As adults, we have the right to choose to join whichever faith or religious/non-religious path we feel called to. Just as I am comfortable being affiliated with my Christian denomination, I know friends who are just as relaxed in being agnostics and non-believers. No adult needs to be shown any “light”. The thing with faith is that its so subjective that a person cannot be forced to feel what they simply cannot. If I find that I find it uncomfortable trying to worship God in a church or within a faith that doesn’t match my views or standards, it is not a criticism on the person who invited me to their church or the church/denomination itself. This feeling is mine, and mine alone, and I am free and entitled to experience it.

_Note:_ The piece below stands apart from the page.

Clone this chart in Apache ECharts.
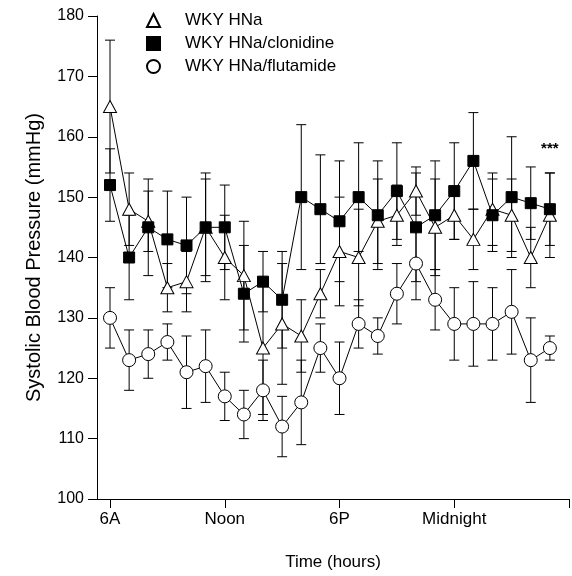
<!DOCTYPE html>
<html>
<head>
<meta charset="utf-8">
<script src="https://cdn.jsdelivr.net/npm/echarts@6/dist/echarts.min.js"></script>
<style>
html,body{margin:0;padding:0;background:#fff;}
#chart_div{width:572px;height:576px;}
</style>
</head>
<body>
<div id="chart_div"></div>
<script>
var FONT = "'Liberation Sans', Arial, sans-serif";

// hours after 6A
var hours = [0,1,2,3,4,5,6,7,8,9,10,11,12,13,14,15,16,17,18,19,20,21,22,23];
var tickHours = [0,6,12,18,24];
var tickLabels = ["6A","Noon","6P","Midnight",""];

var hnaMean = [165,148,146,135,136,145,140,137,125,129,127,134,141,140,146,147,151,145,147,143,148,147,140,147];
var hnaErr = [11,6,5,4,5,8,7,9,11,10,6,4,9,8,7,5,4,8,4,5,6,6,5,7];

var cloMean = [152,140,145,143,142,145,145,134,136,133,150,148,146,150,147,151,145,147,151,156,147,150,149,148];
var cloErr = [6,7,8,8,8,9,7,8,5,8,12,9,10,9,9,8,9,9,8,8,6,10,6,6];

var fluMean = [130,123,124,126,121,122,117,114,118,112,116,125,120,129,127,134,139,133,129,129,129,131,123,125];
var fluErr = [5,5,4,3,6,6,4,4,5,5,7,4,6,4,3,5,6,5,6,7,6,7,7,2];

var starMark = [23, 158];

function pointData(mean){
	var list = [];
	for(var i=0,l=mean.length;i<l;i++){
		list.push([hours[i], mean[i]]);
	}
	return list;
}

function errData(mean, err){
	var list = [];
	for(var i=0,l=mean.length;i<l;i++){
		list.push([hours[i], mean[i]-err[i], mean[i]+err[i]]);
	}
	return list;
}

// 误差线
function renderErrorBar(params, api){
	var low = api.coord([api.value(0), api.value(1)]);
	var high = api.coord([api.value(0), api.value(2)]);
	var w = 5;
	var style = {stroke:'#000', lineWidth:1};
	return {
		type:'group',
		children:[
			{type:'line', shape:{x1:low[0], y1:low[1], x2:high[0], y2:high[1]}, style:style},
			{type:'line', shape:{x1:low[0]-w, y1:low[1], x2:low[0]+w, y2:low[1]}, style:style},
			{type:'line', shape:{x1:high[0]-w, y1:high[1], x2:high[0]+w, y2:high[1]}, style:style}
		]
	};
}

function errSeries(name, mean, err){
	return {
		name:name + '-err',
		type:'custom',
		renderItem:renderErrorBar,
		data:errData(mean, err),
		encode:{x:0, y:[1,2]},
		z:1,
		silent:true
	};
}

function lineSeries(name, mean, symbol, size, fill, z){
	return {
		name:name,
		type:'line',
		data:pointData(mean),
		symbol:symbol,
		symbolSize:size,
		showAllSymbol:true,
		lineStyle:{color:'#000', width:1},
		itemStyle:{color:fill, borderColor:'#000', borderWidth:1},
		z:z,
		animation:false
	};
}

var chart = echarts.init(document.getElementById("chart_div"));

var cloSeries = lineSeries('WKY HNa/clonidine', cloMean, 'rect', 11, '#000', 5);
cloSeries.markPoint = {
	symbol:'circle',
	symbolSize:0,
	label:{show:true, position:'inside', formatter:'***', color:'#000', fontSize:15, fontWeight:'bold', fontFamily:FONT},
	data:[{coord:starMark}]
};

var option = {
	backgroundColor:'#fff',
	animation:false,
	textStyle:{fontFamily:FONT, color:'#000'},
	grid:{left:97, right:3, top:16, bottom:76, containLabel:false},
	legend:{
		orient:'vertical',
		left:141,
		top:7,
		itemWidth:13,
		itemHeight:13,
		itemGap:6,
		textStyle:{fontSize:17, color:'#000', fontFamily:FONT, padding:[0,0,0,20]},
		data:[
			{name:'WKY HNa', icon:'triangle'},
			{name:'WKY HNa/clonidine', icon:'rect'},
			{name:'WKY HNa/flutamide', icon:'circle'}
		]
	},
	xAxis:{
		type:'value',
		min:-0.68,
		max:24,
		name:'Time (hours)',
		nameLocation:'middle',
		nameGap:55,
		nameTextStyle:{fontSize:17, color:'#000', fontFamily:FONT},
		axisLine:{onZero:false, lineStyle:{color:'#000', width:1}},
		axisTick:{show:true, length:9, customValues:tickHours, lineStyle:{color:'#000'}},
		axisLabel:{
			customValues:tickHours,
			fontSize:17, color:'#000', margin:12, fontFamily:FONT,
			formatter:function(v){
				var idx = tickHours.indexOf(v);
				return idx >= 0 ? tickLabels[idx] : '';
			}
		},
		splitLine:{show:false}
	},
	yAxis:{
		type:'value',
		min:100,
		max:180,
		interval:10,
		name:'Systolic Blood Pressure (mmHg)',
		nameLocation:'middle',
		nameGap:53,
		nameTextStyle:{fontSize:20, color:'#000', fontFamily:FONT},
		axisLine:{show:true, onZero:false, lineStyle:{color:'#000', width:1}},
		axisTick:{show:true, length:9, lineStyle:{color:'#000'}},
		axisLabel:{fontSize:16, color:'#000', margin:13, fontFamily:FONT},
		splitLine:{show:false}
	},
	series:[
		errSeries('WKY HNa', hnaMean, hnaErr),
		errSeries('WKY HNa/clonidine', cloMean, cloErr),
		errSeries('WKY HNa/flutamide', fluMean, fluErr),
		lineSeries('WKY HNa', hnaMean, 'triangle', [13,12], '#fff', 3),
		lineSeries('WKY HNa/flutamide', fluMean, 'circle', 13, '#fff', 4),
		cloSeries
	]
};

chart.setOption(option);
</script>
</body>
</html>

If I had to find a contender to contest how much I detest the “come to my church” phrase, it has to be “you need a church to give you the real word of the Lord”. Oh? I guess the priest and church members have been talking about Oprah’s book club selection instead of the chapters of the Bible. Just as it would be completely out of bounds for those of us of faith to consider non-believers to be “evil” or “out of it” (as I regretfully have heard many refer to them), it is of bad taste to believe my status of being a Christian any lower than yours because I am not a member of your sect. As someone who has studied and continues to study the history of the Church, I believe that every religious sect has come from a group of people who are desperately trying to get back to the Source (God, the Universe, etc.) Therefore, there is no barometer to measure one groups’ belief against, and it is preposterous to act as if one exists.

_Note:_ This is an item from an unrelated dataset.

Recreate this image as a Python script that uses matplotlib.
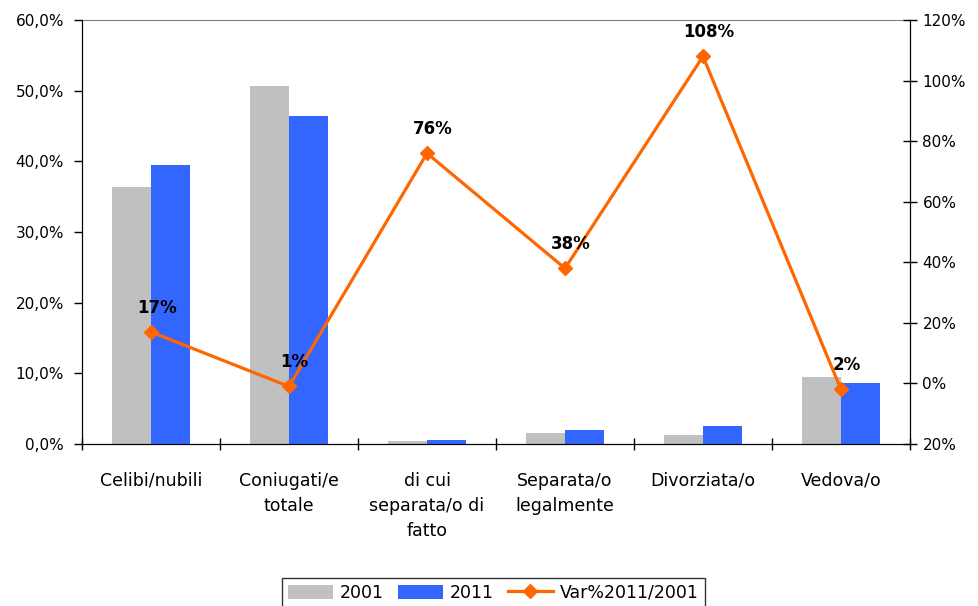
import numpy as np
from matplotlib import pyplot as plt
from matplotlib.ticker import FuncFormatter

categories = ['Celibi/nubili', 'Coniugati/e\ntotale', 'di cui\nseparata/o di\nfatto',
              'Separata/o\nlegalmente', 'Divorziata/o', 'Vedova/o']
share_2001 = [36.4, 50.7, 0.4, 1.6, 1.3, 9.5]
share_2011 = [39.5, 46.4, 0.6, 2.0, 2.6, 8.6]
var_pct = [17, -1, 76, 38, 108, -2]

plt.rcParams['font.family'] = 'DejaVu Sans'

fig = plt.figure(figsize=(9.79, 6.06), dpi=100)
ax = fig.add_axes([0.0838, 0.2673, 0.8457, 0.6997])
x = np.arange(len(categories))
w = 0.285

b1 = ax.bar(x - w/2, share_2001, w, color='#C0C0C0', label='2001')
b2 = ax.bar(x + w/2, share_2011, w, color='#3366FF', label='2011')

ax.set_xlim(-0.5, len(categories) - 0.5)
ax.set_ylim(0, 60)
ax.set_yticks(np.arange(0, 61, 10))
ax.yaxis.set_major_formatter(FuncFormatter(lambda v, p: f"{v:.1f}%".replace('.', ',')))
ax.tick_params(axis='y', direction='out', length=6, width=1, labelsize=11, pad=7)

ax.set_xticks(x)
ax.set_xticklabels(categories, fontsize=12.5, linespacing=1.5, va='top')
ax.tick_params(axis='x', which='major', length=0, pad=20)
ax.set_xticks(np.arange(-0.5, len(categories), 1), minor=True)
ax.tick_params(axis='x', which='minor', direction='inout', length=9, width=1)

for s in ['left', 'bottom', 'right']:
    ax.spines[s].set_color('black')
ax.spines['top'].set_color('#808080')

ax2 = ax.twinx()
ln, = ax2.plot(x, var_pct, color='#FF6600', lw=2.3, marker='D', markersize=7,
               label='Var%2011/2001')
ax2.set_ylim(-20, 120)
ax2.set_yticks(np.arange(-20, 121, 20))
ax2.yaxis.set_major_formatter(FuncFormatter(lambda v, p: f"{abs(v):.0f}%"))
ax2.tick_params(axis='y', direction='inout', length=10, width=1, labelsize=11, pad=4)
ax2.spines['top'].set_visible(False)

for xi, v in zip(x, var_pct):
    ax2.annotate(f"{abs(v):.0f}%", (xi, v), xytext=(4, 11), textcoords='offset points',
                 ha='center', va='bottom', fontsize=12, fontweight='bold')

leg = fig.legend(handles=[b1, b2, ln], loc='upper center', bbox_to_anchor=(0.504, 0.061),
                 ncol=3, fontsize=12.5, frameon=True, fancybox=False, edgecolor='black',
                 handlelength=2.6, handleheight=0.9, columnspacing=0.8, handletextpad=0.4,
                 borderpad=0.35)
leg.get_frame().set_linewidth(1)

fig.savefig('out.png', dpi=100)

And, of course, we have the priest scandals. People love to throw this in my face after I have respectfully turned down their invitation. To this I say, I don’t think there is a practicing Catholic (and studies prove this) who have stood with the monsters who have committed these atrocious attacks. As someone who has suffered from sexual abuse (not from a priest, mind you) and as a humanist, I feel insulted that my loyalty to my faith is somehow tied to this belief system. As there are students at Penn State who love their school, but angrily denounce the actions of Sandusky; I denounce the actions of few and hold firm to my beliefs as a Catholic.
Respect is a word that so few know the definition of. Respecting someone’s beliefs means that you do not encroach on them, forcing yourself upon them like an alligator wrestler trying to beat the person into what you believe is submission. It means that if you have questions, you ask them with grace. You listen intently to the answers provided, and if you find yourself disagreeing, you do so kindly. Trust me, its not hard.